We’ll see I suppose. I plan to watch at least the next couple of episodes and see if it grows on me, but I’m not very hopeful on that front. I just miss Roddenberry’s vision of what Star Trek was really about, and see this change to the Federation’s attitude as fundamentally illogical and antithetical to the universe they had created from TOS up through Voyager, and even Enterprise to some extent - and humanity’s place in it.

I watched the RLM video last night, those guys are always fun but those criticisms are seriously overblown.

First, kind of ridiculous that they spend several minutes griping about the unlikelihood of the Romulan supernova and how long that would take. Sure, under normal circumstances I’d expect that to develop over a much longer timeframe but do we know if these are normal circumstances? Might the supernova have been induced somehow? I don’t know the answer to that but let’s say it wasn’t - are they trying to argue that Trek has always been a bastion of good science, and never cut corners for narrative sake? Because I’ve got a derisive snort all primed for that argument.

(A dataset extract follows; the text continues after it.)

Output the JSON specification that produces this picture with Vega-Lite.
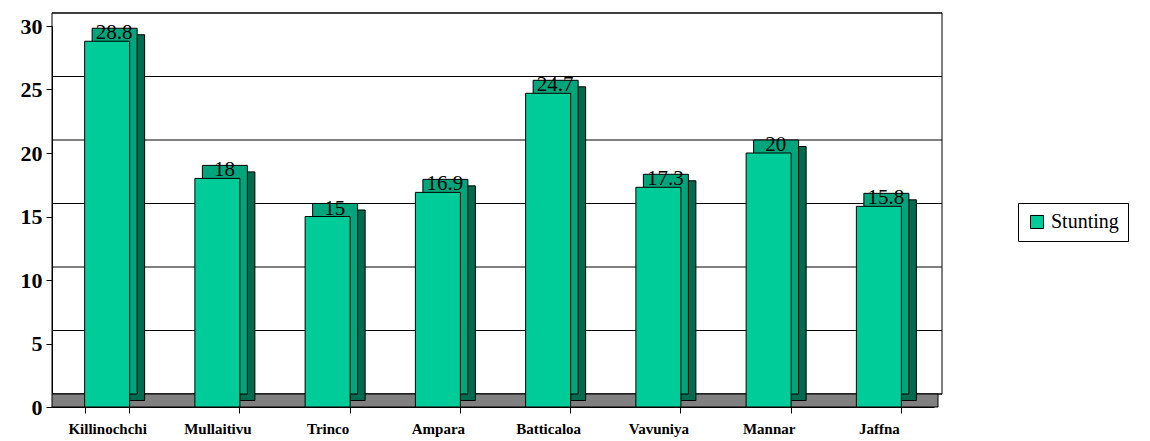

Second, they’re cherry picking their old TOS precedent for racism. It’s not terribly meaningful to say racism has been abolished in the future because Uhura doesn’t recognize an epithet. A much better example would be one of my favorites, “Balance of Terror” where several Enterprise crew members turn on Spock just because of his physical resemblance to Romulans. Oh yeah, xenophobia? Problem solved.

And I’m not even clear why they’re blaming the Federation deciding not to assist the Romulan exodus with xenophobia or racism to begin with. The Federation commits 10,000 ships to the effort and then backs out when they, and the construction yard used to create them, is destroyed. Sounded like the argument made was why help a non-Federation civilization when those resources could be used here? Definitely not a pleasant conclusion, you’d think their better angels would prevail in a time of need, but you see this argument all the time when foreign aid is brought up. Some may argue due to racism, that’s undeniable, but that’s not necessarily at the heart of the argument.

And they’re really going to claim that it’s never explained why Data’s painting looks like Dahj? When they say explicitly that Maddox based her looks on the painting? Seriously, there are valid nit picky arguments to be made about the episode. Why were the Utopia Planitia shipyards shown on the surface of Mars when previously we’ve seen them in orbit around Mars? Why did Picard and Dahj escape up to that roof, boxing themselves in? There were some strange calls made but it was hardly a disaster of an episode.

I’ll at least give them credit for pointing out the inherent ridiculousness of reviewing just the first episode of the series. I don’t know if I can sit through nine more sessions of old man belly aching.